Lessons from Across Europe
Other European nations grappling with aging bureaucracies have adopted complementary strategies to Italy's concorso blitz. Age management frameworks in Germany, France, and the Netherlands emphasize intergenerational mentoring—pairing retiring experts with digital-native newcomers to codify tacit knowledge before it walks out the door. Reverse mentoring schemes, where young hires train senior colleagues on AI tools and cloud platforms, have proven effective in Denmark and Sweden.
Flexible work arrangements—including hybrid schedules and phased retirement—have improved retention in Belgium and Austria, while a proposed EU-wide civil service exchange program modeled on Erasmus aims to circulate best practices and deepen cross-border collaboration.
The Italian Ministry of Economy and Finance has begun piloting similar initiatives, offering remote work options for new recruits and establishing "innovation labs" where junior staff can propose process redesigns without navigating traditional hierarchies. Early results suggest these measures boost morale, though they remain limited in scope.
The Credential Shift and Institutional Culture
The rise in degree-holders within the PA—from roughly half to nearly 60% of the workforce—reflects both deliberate policy and generational turnover. PNRR competitions explicitly prioritize candidates with expertise in data science, project management, and e-government, competencies rarely found among the clerical cohorts hired in the 1980s and 1990s.

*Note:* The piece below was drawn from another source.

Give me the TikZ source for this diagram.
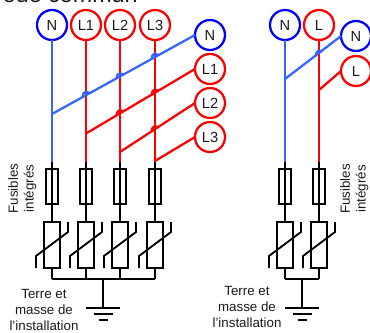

But education alone does not guarantee effectiveness. Observers note that new hires often encounter rigid organizational cultures resistant to change, where institutional memory is guarded rather than shared and where procedural adherence trumps outcome orientation. Addressing this mismatch will require not only recruiting talent but also reforming performance evaluation systems, linking advancement to impact rather than seniority, and embedding continuous learning into career tracks.
What Comes Next
The Italy Cabinet has authorized 3,751 permanent hires to be completed by 2029 under a May 2026 decree, with over 3,600 expected this year alone—half through competitive exam, the remainder via stabilization of temporary staff. The ongoing triennium (2023–2025) already logged 641,000 entries, and the trajectory suggests the public payroll will continue expanding even as pension-eligible workers depart en masse.

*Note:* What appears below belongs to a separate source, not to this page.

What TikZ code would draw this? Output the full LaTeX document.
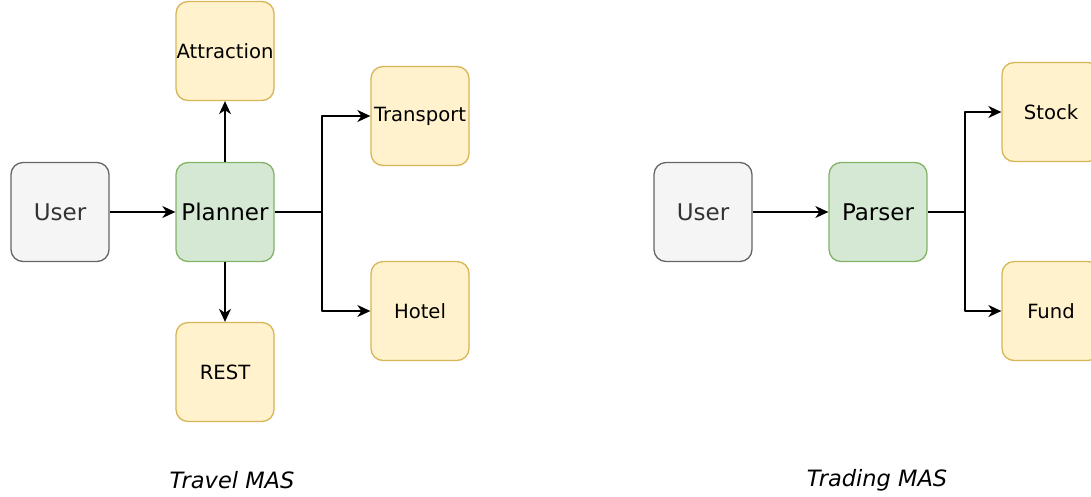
\documentclass[tikz,border=0pt]{standalone}
\usepackage{fontspec}
\setmainfont{DejaVu Sans}
\usetikzlibrary{arrows.meta}
\definecolor{usrfill}{HTML}{F5F5F5}
\definecolor{usrline}{HTML}{666666}
\definecolor{usrtext}{HTML}{333333}
\definecolor{ctlfill}{HTML}{D5E8D4}
\definecolor{ctlline}{HTML}{82B366}
\definecolor{agtfill}{HTML}{FFF2CC}
\definecolor{agtline}{HTML}{D6B656}
\begin{document}
\begin{tikzpicture}[x=1pt, y=-1pt, line join=round,
    box/.style={draw, line width=1.3pt, rounded corners=12pt, minimum width=98pt, minimum height=99pt, inner sep=0pt},
    user/.style={box, fill=usrfill, draw=usrline, text=usrtext, font=\fontsize{23}{27}\selectfont},
    ctl/.style={box, fill=ctlfill, draw=ctlline, font=\fontsize{23}{27}\selectfont},
    agent/.style={box, fill=agtfill, draw=agtline, font=\fontsize{19.6}{23}\selectfont},
    flow/.style={-{Stealth[length=13pt,width=12pt,inset=4pt]}, line width=1.5pt},
    caption/.style={font=\fontsize{22.5}{26}\selectfont\itshape}]
  \useasboundingbox (0,0) rectangle (1091,496);
  % travel
  \node[user] (tuser) at (60,212) {User};
  \node[ctl] (planner) at (225,212) {Planner};
  \node[agent] (attraction) at (225,51) {Attraction};
  \node[agent] (rest) at (225,372) {REST};
  \node[agent] (transport) at (420,116) {Transport};
  \node[agent] (hotel) at (420,311) {Hotel};
  \coordinate (tsplit) at (322,212);
  \draw[flow] (tuser) -- (planner);
  \draw[flow] (planner) -- (attraction);
  \draw[flow] (planner) -- (rest);
  \draw[flow] (planner) -- (tsplit) |- (transport);
  \draw[flow] (tsplit) |- (hotel);
  \node[caption] (travel) at (232,480) {Travel MAS};
  % trading
  \node[user] (duser) at (703,212) {User};
  \node[ctl] (parser) at (878,212) {Parser};
  \node[agent] (stock) at (1051,112) {Stock};
  \node[agent] (fund) at (1051,311) {Fund};
  \coordinate (dsplit) at (965,212);
  \draw[flow] (duser) -- (parser);
  \draw[flow] (parser) -- (dsplit) |- (stock);
  \draw[flow] (dsplit) |- (fund);
  \node[caption] (trading) at (877,480) {Trading MAS};
\end{tikzpicture}
\end{document}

For residents, the practical implications are mixed. A younger, better-educated civil service promises faster digitalization, improved service delivery, and greater responsiveness to citizen needs—assuming retention strategies succeed and institutional reforms take hold. Yet if high attrition persists and hiring fails to match retirements, service disruptions and capacity gaps could worsen, particularly in justice, healthcare administration, and local government.

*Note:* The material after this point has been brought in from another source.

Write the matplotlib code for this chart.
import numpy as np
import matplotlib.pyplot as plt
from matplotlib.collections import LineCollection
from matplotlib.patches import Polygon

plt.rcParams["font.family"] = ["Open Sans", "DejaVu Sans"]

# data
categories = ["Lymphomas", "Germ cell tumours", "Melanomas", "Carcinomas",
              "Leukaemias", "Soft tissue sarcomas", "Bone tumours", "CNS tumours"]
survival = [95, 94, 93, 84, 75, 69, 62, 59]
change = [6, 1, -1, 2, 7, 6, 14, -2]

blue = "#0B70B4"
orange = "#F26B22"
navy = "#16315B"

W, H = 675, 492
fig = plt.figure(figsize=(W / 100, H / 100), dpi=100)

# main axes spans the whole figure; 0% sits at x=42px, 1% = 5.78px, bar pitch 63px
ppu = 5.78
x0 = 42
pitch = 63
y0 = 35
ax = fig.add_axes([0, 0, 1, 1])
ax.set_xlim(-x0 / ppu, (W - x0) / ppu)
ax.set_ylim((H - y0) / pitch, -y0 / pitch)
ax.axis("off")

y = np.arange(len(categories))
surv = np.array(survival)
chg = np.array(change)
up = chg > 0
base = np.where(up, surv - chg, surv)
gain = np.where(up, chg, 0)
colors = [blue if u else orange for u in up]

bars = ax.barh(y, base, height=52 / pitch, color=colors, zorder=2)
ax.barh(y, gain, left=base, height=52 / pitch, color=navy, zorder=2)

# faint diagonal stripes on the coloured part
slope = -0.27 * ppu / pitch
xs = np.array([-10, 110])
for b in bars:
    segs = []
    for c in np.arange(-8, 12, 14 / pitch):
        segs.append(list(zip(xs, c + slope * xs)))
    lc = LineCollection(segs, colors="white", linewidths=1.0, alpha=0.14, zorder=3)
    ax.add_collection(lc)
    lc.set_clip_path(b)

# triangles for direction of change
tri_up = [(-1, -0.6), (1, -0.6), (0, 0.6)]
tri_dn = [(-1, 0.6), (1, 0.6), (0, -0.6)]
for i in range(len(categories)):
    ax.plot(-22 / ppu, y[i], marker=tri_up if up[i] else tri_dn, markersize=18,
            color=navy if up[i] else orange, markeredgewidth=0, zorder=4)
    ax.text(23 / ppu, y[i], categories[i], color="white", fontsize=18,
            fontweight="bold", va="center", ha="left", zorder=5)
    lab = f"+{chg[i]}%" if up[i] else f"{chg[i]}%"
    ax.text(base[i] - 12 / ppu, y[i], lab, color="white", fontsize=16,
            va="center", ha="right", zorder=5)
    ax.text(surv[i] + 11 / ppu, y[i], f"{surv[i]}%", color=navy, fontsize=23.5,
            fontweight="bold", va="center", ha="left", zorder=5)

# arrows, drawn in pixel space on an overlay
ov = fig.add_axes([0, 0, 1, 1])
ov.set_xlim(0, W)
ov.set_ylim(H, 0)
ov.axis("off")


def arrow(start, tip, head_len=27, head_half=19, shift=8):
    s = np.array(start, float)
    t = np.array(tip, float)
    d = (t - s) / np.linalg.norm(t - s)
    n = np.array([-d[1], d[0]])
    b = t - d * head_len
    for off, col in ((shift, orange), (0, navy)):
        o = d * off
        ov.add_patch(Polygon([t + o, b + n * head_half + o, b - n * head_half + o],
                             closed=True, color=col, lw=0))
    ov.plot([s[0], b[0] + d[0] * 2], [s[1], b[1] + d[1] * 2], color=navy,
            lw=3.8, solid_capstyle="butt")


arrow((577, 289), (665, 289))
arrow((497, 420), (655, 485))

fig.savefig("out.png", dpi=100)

The OECD's warning about Italy's stagnating overall employment underscores that public-sector renewal, while necessary, cannot substitute for broader labor market reforms. Closing the 9-point gap with OECD peers will require tackling childcare deserts, regional disparities, skills mismatches, and regulatory frictions that keep unemployment elevated—especially among women and the young people the PA is now courting.